● Task requirements:
Extract only the lines from the start of the entries below to the line with "var total = percentValues.reduce(function", inclusive; omit every picture.

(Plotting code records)
---*---
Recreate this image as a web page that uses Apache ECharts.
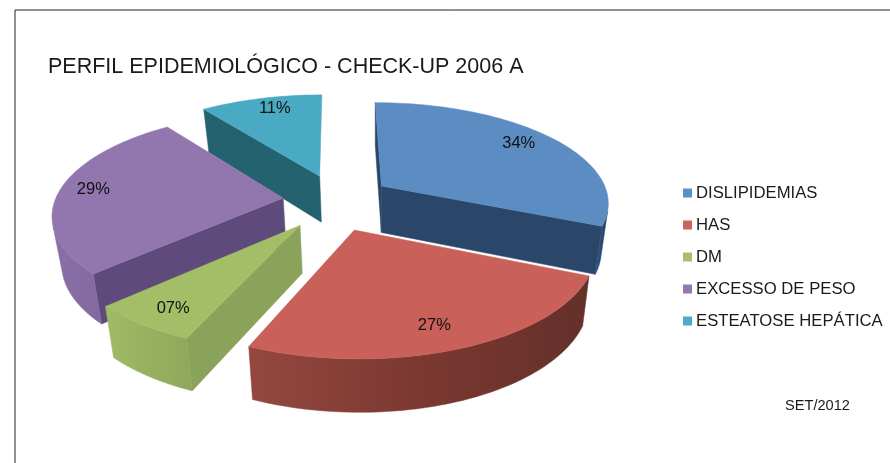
<!DOCTYPE html>
<html>
<head>
<meta charset="utf-8">
<style>html,body{margin:0;padding:0;background:#fff}#chart{width:890px;height:463px}</style>
<script src="https://cdn.jsdelivr.net/npm/echarts@6/dist/echarts.min.js"></script>
</head>
<body>
<div id="chart"></div>
<script>
var categories = ['DISLIPIDEMIAS', 'HAS', 'DM', 'EXCESSO DE PESO', 'ESTEATOSE HEPÁTICA'];
var percentValues = [34, 27, 7, 29, 11];
var percentLabels = ['34%', '27%', '07%', '29%', '11%'];

// how each slice is drawn, same order as categories
var legendColors = ['#5b8fc7', '#cd635d', '#a6c16c', '#9277b0', '#4aacc6'];
var topColors = ['#5b8dc3', '#c9605a', '#a3be67', '#9276ae', '#4aaac4'];
var edgeColors = ['#2a4668', '#6e302a', '#8aa25a', '#5f4a7c', '#24626f'];
var arcStops = [
  ['#2f5580', '#27405f'],
  ['#94483f', '#7b3831', '#64302a'],
  ['#a0ba65', '#8ea75c'],
  ['#8a70a8', '#8468a0'],
  ['#24626f', '#24626f']
];
var explode = [0.26, 0.3, 0.23, 0.22, 0.25];
var sliceShift = [[2, -3], [-3, -2], [0, 3], [2, -3], [6, -4]];
var labelRadius = [0.72, 0.9, 0.85, 0.8, 0.65];
var labelShift = [[13, -7], [-15, -9], [5, 1], [-11, -2], [-5, -15]];
var zOrder = [4, 6, 5, 3, 2];

// fake 3d pie: flat wedges seen through a simple perspective
var cx = 331, cy = 203, R = 228, tilt = 0.4377, persp = 0.15, depth = 47, bottomX = 375, bottomShrink = 0.97;
var total = percentValues.reduce(function (a, b) { return a + b; }, 0);

function project(X, Y, shift) {
  var w = 1 + persp * Y;
  return [cx + X * R / w + shift[0], cy - tilt * Y * R / w + shift[1]];
}
function bottom(X, Y, shift) {
  var p = project(X, Y, shift), w = 1 + persp * Y;
  return [bottomX + (p[0] - bottomX) * bottomShrink, p[1] + depth / Math.pow(w, 0.6)];
}
function area(pts) {
  var s = 0;
  for (var i = 0; i < pts.length; i++) {
    var a = pts[i], b = pts[(i + 1) % pts.length];
    s += a[0] * b[1] - b[0] * a[1];
  }
  return s;
}
function polygon(points, fill) {
  return { type: 'polygon', shape: { points: points }, style: { fill: fill, stroke: fill, lineWidth: 0.5 } };
}

function renderSlice(params, api) {
  var idx = params.seriesIndex;
  var value = api.value(0);
  var shift = sliceShift[idx];
  var before = 0;
  for (var i = 0; i < idx; i++) before += percentValues[i];
  var t0 = before / total * Math.PI * 2;
  var t1 = t0 + value / total * Math.PI * 2;
  var mid = (t0 + t1) / 2;
  var ox = explode[idx] * Math.sin(mid), oy = explode[idx] * Math.cos(mid);
  var at = function (t) { return [ox + Math.sin(t), oy + Math.cos(t)]; };

  var steps = Math.ceil((t1 - t0) / 0.03);
  var topArc = [], botArc = [], frontTop = [], frontBot = [];
  for (var s = 0; s <= steps; s++) {
    var w = at(t0 + (t1 - t0) * s / steps);
    topArc.push(project(w[0], w[1], shift));
    botArc.push(bottom(w[0], w[1], shift));
  }
  for (s = 0; s < steps; s++) {
    if (area([topArc[s], topArc[s + 1], botArc[s + 1], botArc[s]]) < 0) {
      if (!frontTop.length) { frontTop.push(topArc[s]); frontBot.push(botArc[s]); }
      frontTop.push(topArc[s + 1]);
      frontBot.push(botArc[s + 1]);
    }
  }

  var children = [];
  var apexTop = project(ox, oy, shift), apexBot = bottom(ox, oy, shift);
  var startQuad = [apexTop, topArc[0], botArc[0], apexBot];
  var endQuad = [apexTop, topArc[steps], botArc[steps], apexBot];
  if (area(startQuad) < 0) children.push(polygon(startQuad, edgeColors[idx]));
  if (area(endQuad) > 0 && Math.sin(t1) > 0.01) children.push(polygon(endQuad, edgeColors[idx]));
  if (frontTop.length) {
    var stops = arcStops[idx].map(function (c, k, list) {
      return { offset: k / (list.length - 1), color: c };
    });
    children.push(polygon(frontTop.concat(frontBot.slice().reverse()), {
      type: 'linear', x: 0, y: 0, x2: 1, y2: 0, colorStops: stops
    }));
  }
  children.push(polygon([apexTop].concat(topArc), topColors[idx]));

  var lp = project(ox + labelRadius[idx] * Math.sin(mid), oy + labelRadius[idx] * Math.cos(mid), shift);
  children.push({
    type: 'text',
    style: {
      x: lp[0] + labelShift[idx][0], y: lp[1] + labelShift[idx][1], text: percentLabels[idx], fill: '#111',
      font: '16.5px "Liberation Sans"', align: 'center', verticalAlign: 'middle'
    }
  });
  return { type: 'group', children: children };
}

var myChart = echarts.init(document.getElementById('chart'), null, { renderer: 'canvas' });

var option = {
  animation: false,
  backgroundColor: '#fff',
  title: {
    text: 'PERFIL EPIDEMIOLÓGICO - CHECK-UP 2006 A',
    left: 48,
    top: 56,
    padding: 0,
    textStyle: { color: '#1a1a1a', fontFamily: 'Liberation Sans', fontSize: 21.5, fontWeight: 'normal' }
  },
  legend: {
    orient: 'vertical',
    left: 683,
    top: 184,
    padding: 0,
    itemWidth: 9,
    itemHeight: 9,
    itemGap: 14,
    icon: 'rect',
    data: categories,
    textStyle: { color: '#1a1a1a', fontFamily: 'Liberation Sans', fontSize: 16.7, padding: [0, 0, 0, -1], lineHeight: 18 }
  },
  graphic: [
    { type: 'line', shape: { x1: 15, y1: 10, x2: 890, y2: 10 }, style: { stroke: '#222', lineWidth: 1 } },
    { type: 'line', shape: { x1: 15, y1: 10, x2: 15, y2: 463 }, style: { stroke: '#222', lineWidth: 1 } },
    { type: 'text', x: 785, y: 398, style: { text: 'SET/2012', fill: '#1a1a1a', font: '14.6px "Liberation Sans"' } }
  ],
  series: categories.map(function (name, i) {
    return {
      type: 'custom',
      name: name,
      coordinateSystem: 'none',
      z: zOrder[i],
      itemStyle: { color: legendColors[i] },
      renderItem: renderSlice,
      data: [[percentValues[i]]]
    };
  })
};

myChart.setOption(option);
</script>
</body>
</html>
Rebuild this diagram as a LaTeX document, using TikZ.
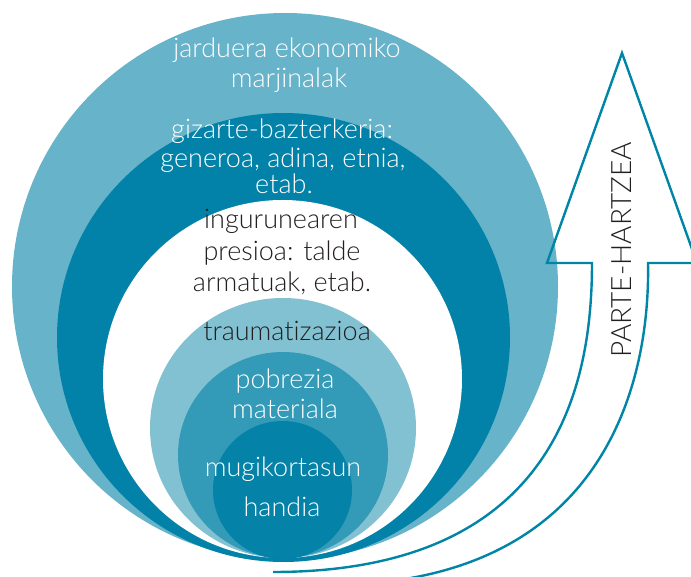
\documentclass[tikz,border=0pt]{standalone}
\usepackage{fontspec}
\IfFontExistsTF{Lato Light}{\setmainfont{Lato Light}[Ligatures=NoCommon]}{\setmainfont{Lato}[Ligatures=NoCommon]}
\definecolor{outerL}{RGB}{103,179,201}
\definecolor{darkB}{RGB}{2,130,168}
\definecolor{lightIn}{RGB}{130,193,210}
\definecolor{medIn}{RGB}{51,154,183}
\definecolor{darkIn}{RGB}{4,130,168}
\definecolor{arrowC}{RGB}{0,133,166}
\definecolor{txtD}{RGB}{35,31,32}
\begin{document}
\begin{tikzpicture}[x=1pt,y=-1pt,
  lbl/.style={inner sep=0pt,anchor=mid,font=\fontsize{27}{30}\selectfont},
  wlbl/.style={lbl,text=white},
  dlbl/.style={lbl,text=txtD},
  arrowline/.style={draw=arrowC,line width=2.4pt,line join=miter}]
\useasboundingbox (0,0) rectangle (691,577);
% nested shapes
\fill[outerL] (285,286.5) ellipse [x radius=273pt, y radius=273.5pt];
\fill[darkB] (283.5,337.5) ellipse [x radius=226.5pt, y radius=224.5pt];
\fill[white] (282.5,379) ellipse [x radius=179.5pt, y radius=179pt];
\fill[lightIn] (283,428) ellipse [x radius=133pt, y radius=130pt];
\fill[medIn] (283,455) ellipse [x radius=105pt, y radius=103pt];
\fill[darkIn] (282.5,490) ellipse [x radius=69.5pt, y radius=69pt];
% arrow
\coordinate (innerEnd) at (273,572);
\coordinate (outerEnd) at (360,584);
\coordinate (tip) at (622,53);
\draw[arrowline] (innerEnd) .. controls (560,572) and (592,380) .. (592,263)
  -- (547,263) -- (tip) -- (697,263) -- (648,263)
  .. controls (650,360) and (620,568) .. (outerEnd);
% labels
\node[wlbl] (l1) at (287,55) {jarduera ekonomiko};
\node[wlbl] (l2) at (289,85) {marjinalak};
\node[wlbl] (l3) at (282,136) {gizarte-bazterkeria:};
\node[wlbl] (l4) at (283,165) {generoa, adina, etnia,};
\node[wlbl] (l5) at (284,191) {etab.};
\node[dlbl] (l6) at (281,226) {ingurunearen};
\node[dlbl] (l7) at (282,258) {presioa: talde};
\node[dlbl] (l8) at (282,289) {armatuak, etab.};
\node[dlbl] (l9) at (287,338) {traumatizazioa};
\node[wlbl] (l10) at (285,386) {pobrezia};
\node[wlbl] (l11) at (285,416) {materiala};
\node[wlbl] (l12) at (283,474) {mugikortasun};
\node[wlbl] (l13) at (282,514) {handia};
\node[dlbl,anchor=center,rotate=90,font=\fontsize{28}{30}\selectfont] (pt) at (622,250) {PARTE-HARTZEA};
\end{tikzpicture}
\end{document}
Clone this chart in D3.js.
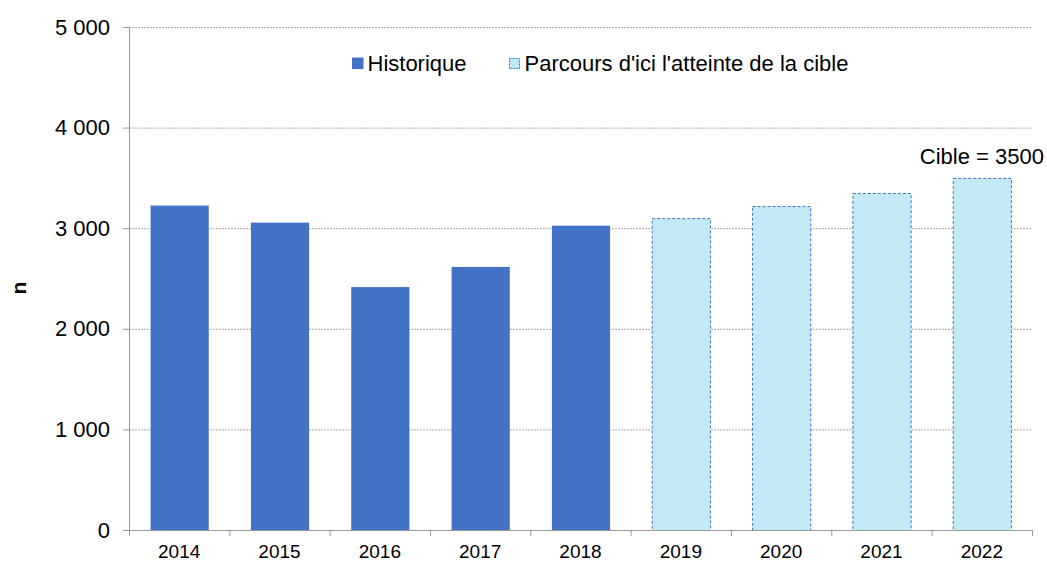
---*---
● Full output:
Recreate this image as a web page that uses Apache ECharts.
<!DOCTYPE html>
<html>
<head>
<meta charset="utf-8">
<style>html,body{margin:0;padding:0;background:#fff}#chart{width:890px;height:463px}</style>
<script src="https://cdn.jsdelivr.net/npm/echarts@6/dist/echarts.min.js"></script>
</head>
<body>
<div id="chart"></div>
<script>
var categories = ['DISLIPIDEMIAS', 'HAS', 'DM', 'EXCESSO DE PESO', 'ESTEATOSE HEPÁTICA'];
var percentValues = [34, 27, 7, 29, 11];
var percentLabels = ['34%', '27%', '07%', '29%', '11%'];

// how each slice is drawn, same order as categories
var legendColors = ['#5b8fc7', '#cd635d', '#a6c16c', '#9277b0', '#4aacc6'];
var topColors = ['#5b8dc3', '#c9605a', '#a3be67', '#9276ae', '#4aaac4'];
var edgeColors = ['#2a4668', '#6e302a', '#8aa25a', '#5f4a7c', '#24626f'];
var arcStops = [
  ['#2f5580', '#27405f'],
  ['#94483f', '#7b3831', '#64302a'],
  ['#a0ba65', '#8ea75c'],
  ['#8a70a8', '#8468a0'],
  ['#24626f', '#24626f']
];
var explode = [0.26, 0.3, 0.23, 0.22, 0.25];
var sliceShift = [[2, -3], [-3, -2], [0, 3], [2, -3], [6, -4]];
var labelRadius = [0.72, 0.9, 0.85, 0.8, 0.65];
var labelShift = [[13, -7], [-15, -9], [5, 1], [-11, -2], [-5, -15]];
var zOrder = [4, 6, 5, 3, 2];

// fake 3d pie: flat wedges seen through a simple perspective
var cx = 331, cy = 203, R = 228, tilt = 0.4377, persp = 0.15, depth = 47, bottomX = 375, bottomShrink = 0.97;
var total = percentValues.reduce(function (a, b) { return a + b; }, 0);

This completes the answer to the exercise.